ECLI:NL:CRVB:2022:2769
Centrale Raad van Beroep
- Hoger beroep
- Rechtspraak.nl
Beoordeling van de duurzaamheid van arbeidsongeschiktheid en recht op WIA-uitkering
In deze zaak heeft de Centrale Raad van Beroep op 21 december 2022 uitspraak gedaan in hoger beroep over de arbeidsongeschiktheid van appellant, die zich op 14 oktober 2015 ziek meldde als vrachtwagenchauffeur. Appellant had een uitkering op grond van de Wet werk en inkomen naar arbeidsvermogen (Wet WIA) ontvangen, maar betwistte de beoordeling van zijn arbeidsongeschiktheid. De Raad oordeelde dat de volledige arbeidsongeschiktheid van appellant vanaf 28 november 2018 is gehandhaafd, met de nuance dat hij tot 11 oktober 2019 recht heeft op een loongerelateerde WGA-uitkering.

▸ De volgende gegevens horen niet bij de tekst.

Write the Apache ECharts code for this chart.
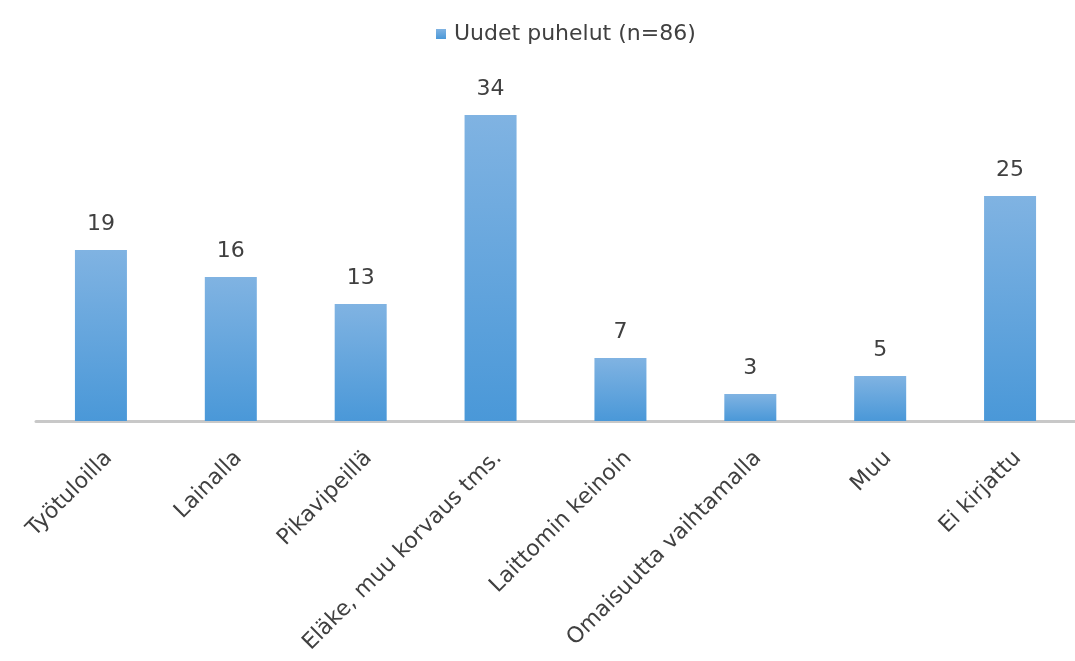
<!DOCTYPE html>
<html>
<head>
<meta charset="utf-8">
<script src="https://cdn.jsdelivr.net/npm/echarts@6/dist/echarts.min.js"></script>
<style>html,body{margin:0;padding:0;background:#fff}#c{width:1075px;height:661px}</style>
</head>
<body>
<div id="c"></div>
<script>
const categories = ["Työtuloilla", "Lainalla", "Pikavipeillä", "Eläke, muu korvaus tms.", "Laittomin keinoin", "Omaisuutta vaihtamalla", "Muu", "Ei kirjattu"];
const seriesName = "Uudet puhelut (n=86)";
const values = [19, 16, 13, 34, 7, 3, 5, 25];

const FONT = 'DejaVu Sans, Liberation Sans, Arial, sans-serif';
const chart = echarts.init(document.getElementById('c'));
chart.setOption({
  animation: false,
  backgroundColor: '#ffffff',
  textStyle: { fontFamily: FONT },
  legend: {
    top: 18,
    left: 431,
    itemWidth: 10,
    itemHeight: 10,
    itemGap: 8,
    icon: 'rect',
    textStyle: { fontSize: 22, color: '#404040', fontFamily: FONT, padding: [0, 0, 0, 3] },
    data: [seriesName]
  },
  grid: { left: 36, top: 115, width: 1048, height: 306, containLabel: false },
  xAxis: {
    type: 'category',
    data: categories,
    axisLine: { lineStyle: { color: '#c8c8c8', width: 3 } },
    axisTick: { show: false },
    axisLabel: {
      rotate: 45,
      interval: 0,
      fontSize: 22,
      color: '#404040',
      margin: 26,
      verticalAlign: 'top',
      fontFamily: FONT
    }
  },
  yAxis: {
    type: 'value',
    min: 0,
    max: 34,
    show: false,
    splitLine: { show: false }
  },
  series: [{
    name: seriesName,
    type: 'bar',
    data: values,
    barWidth: 52,
    itemStyle: {
      color: new echarts.graphic.LinearGradient(0, 0, 0, 1, [
        { offset: 0, color: '#80b3e2' },
        { offset: 1, color: '#4a98d8' }
      ])
    },
    label: {
      show: true,
      position: 'top',
      distance: 15,
      fontSize: 22,
      color: '#404040',
      fontFamily: FONT
    }
  }]
});
</script>
</body>
</html>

Het Uwv had eerder vastgesteld dat appellant op de datum in geding niet duurzaam arbeidsongeschikt was, wat door de Raad werd onderschreven. De Raad concludeerde dat het medisch onderzoek zorgvuldig was uitgevoerd en dat de FML van 31 juli 2019 adequaat rekening hield met de klachten van appellant. De rechtbank had het beroep van appellant tegen het bestreden besluit ongegrond verklaard, en de Raad bevestigde deze uitspraak. De Raad oordeelde dat er geen aanleiding was voor een veroordeling in de proceskosten.